__Recorded information__.
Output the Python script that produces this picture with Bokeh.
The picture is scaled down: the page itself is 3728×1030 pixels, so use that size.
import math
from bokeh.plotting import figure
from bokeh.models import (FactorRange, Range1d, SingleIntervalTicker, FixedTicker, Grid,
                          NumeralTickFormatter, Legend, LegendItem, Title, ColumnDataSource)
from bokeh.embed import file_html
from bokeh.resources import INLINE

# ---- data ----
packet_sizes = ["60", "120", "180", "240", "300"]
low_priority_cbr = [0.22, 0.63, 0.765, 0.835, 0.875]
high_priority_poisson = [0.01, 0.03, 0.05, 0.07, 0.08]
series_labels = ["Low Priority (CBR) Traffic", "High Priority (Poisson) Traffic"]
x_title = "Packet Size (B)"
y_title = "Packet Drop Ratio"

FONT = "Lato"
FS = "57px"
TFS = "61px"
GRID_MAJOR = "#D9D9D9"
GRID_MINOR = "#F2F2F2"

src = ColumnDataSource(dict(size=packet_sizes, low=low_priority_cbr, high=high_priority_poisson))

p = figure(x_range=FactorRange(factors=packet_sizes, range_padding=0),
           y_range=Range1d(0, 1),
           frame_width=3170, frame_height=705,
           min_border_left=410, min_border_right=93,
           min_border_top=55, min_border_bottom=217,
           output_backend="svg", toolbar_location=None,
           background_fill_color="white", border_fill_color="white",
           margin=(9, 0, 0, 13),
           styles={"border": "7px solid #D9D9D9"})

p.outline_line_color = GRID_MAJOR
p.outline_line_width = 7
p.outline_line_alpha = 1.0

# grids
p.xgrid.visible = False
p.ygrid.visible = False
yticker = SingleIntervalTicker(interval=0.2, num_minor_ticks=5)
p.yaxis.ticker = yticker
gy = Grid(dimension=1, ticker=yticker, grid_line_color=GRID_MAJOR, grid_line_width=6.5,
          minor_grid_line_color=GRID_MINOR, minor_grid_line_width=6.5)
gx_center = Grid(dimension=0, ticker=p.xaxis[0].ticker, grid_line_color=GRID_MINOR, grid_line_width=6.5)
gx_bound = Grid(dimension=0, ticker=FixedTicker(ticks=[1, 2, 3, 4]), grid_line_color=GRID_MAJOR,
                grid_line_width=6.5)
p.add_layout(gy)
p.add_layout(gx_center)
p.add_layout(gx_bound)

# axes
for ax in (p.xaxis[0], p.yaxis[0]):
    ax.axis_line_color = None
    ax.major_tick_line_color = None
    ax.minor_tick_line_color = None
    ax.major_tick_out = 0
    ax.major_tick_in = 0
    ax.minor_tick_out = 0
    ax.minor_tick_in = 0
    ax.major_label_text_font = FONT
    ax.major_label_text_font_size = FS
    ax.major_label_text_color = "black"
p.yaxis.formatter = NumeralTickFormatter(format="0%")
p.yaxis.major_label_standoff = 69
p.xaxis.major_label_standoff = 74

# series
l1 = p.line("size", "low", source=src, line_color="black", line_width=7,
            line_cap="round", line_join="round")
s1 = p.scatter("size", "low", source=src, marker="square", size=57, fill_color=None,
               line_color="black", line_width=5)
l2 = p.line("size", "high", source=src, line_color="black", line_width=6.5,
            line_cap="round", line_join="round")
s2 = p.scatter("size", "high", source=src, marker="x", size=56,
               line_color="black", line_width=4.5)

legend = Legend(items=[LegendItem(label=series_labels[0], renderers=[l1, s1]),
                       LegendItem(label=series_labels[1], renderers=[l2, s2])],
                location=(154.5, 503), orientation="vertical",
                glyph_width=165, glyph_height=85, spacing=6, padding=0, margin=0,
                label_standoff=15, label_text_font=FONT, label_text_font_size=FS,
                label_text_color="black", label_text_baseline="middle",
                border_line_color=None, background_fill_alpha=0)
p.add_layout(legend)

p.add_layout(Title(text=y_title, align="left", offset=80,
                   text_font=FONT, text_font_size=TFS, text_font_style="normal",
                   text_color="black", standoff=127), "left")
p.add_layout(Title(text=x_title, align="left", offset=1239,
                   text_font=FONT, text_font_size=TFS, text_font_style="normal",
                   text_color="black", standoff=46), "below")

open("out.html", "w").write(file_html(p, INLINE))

__Written problem__. Exactly as written, please reproduce the lines from the first line of the data to the line containing "from bokeh.resources import INLINE", inclusive, and nothing else.

__Solution to the problem__.
Output the Python script that produces this picture with Bokeh.
The picture is scaled down: the page itself is 3728×1030 pixels, so use that size.
import math
from bokeh.plotting import figure
from bokeh.models import (FactorRange, Range1d, SingleIntervalTicker, FixedTicker, Grid,
                          NumeralTickFormatter, Legend, LegendItem, Title, ColumnDataSource)
from bokeh.embed import file_html
from bokeh.resources import INLINE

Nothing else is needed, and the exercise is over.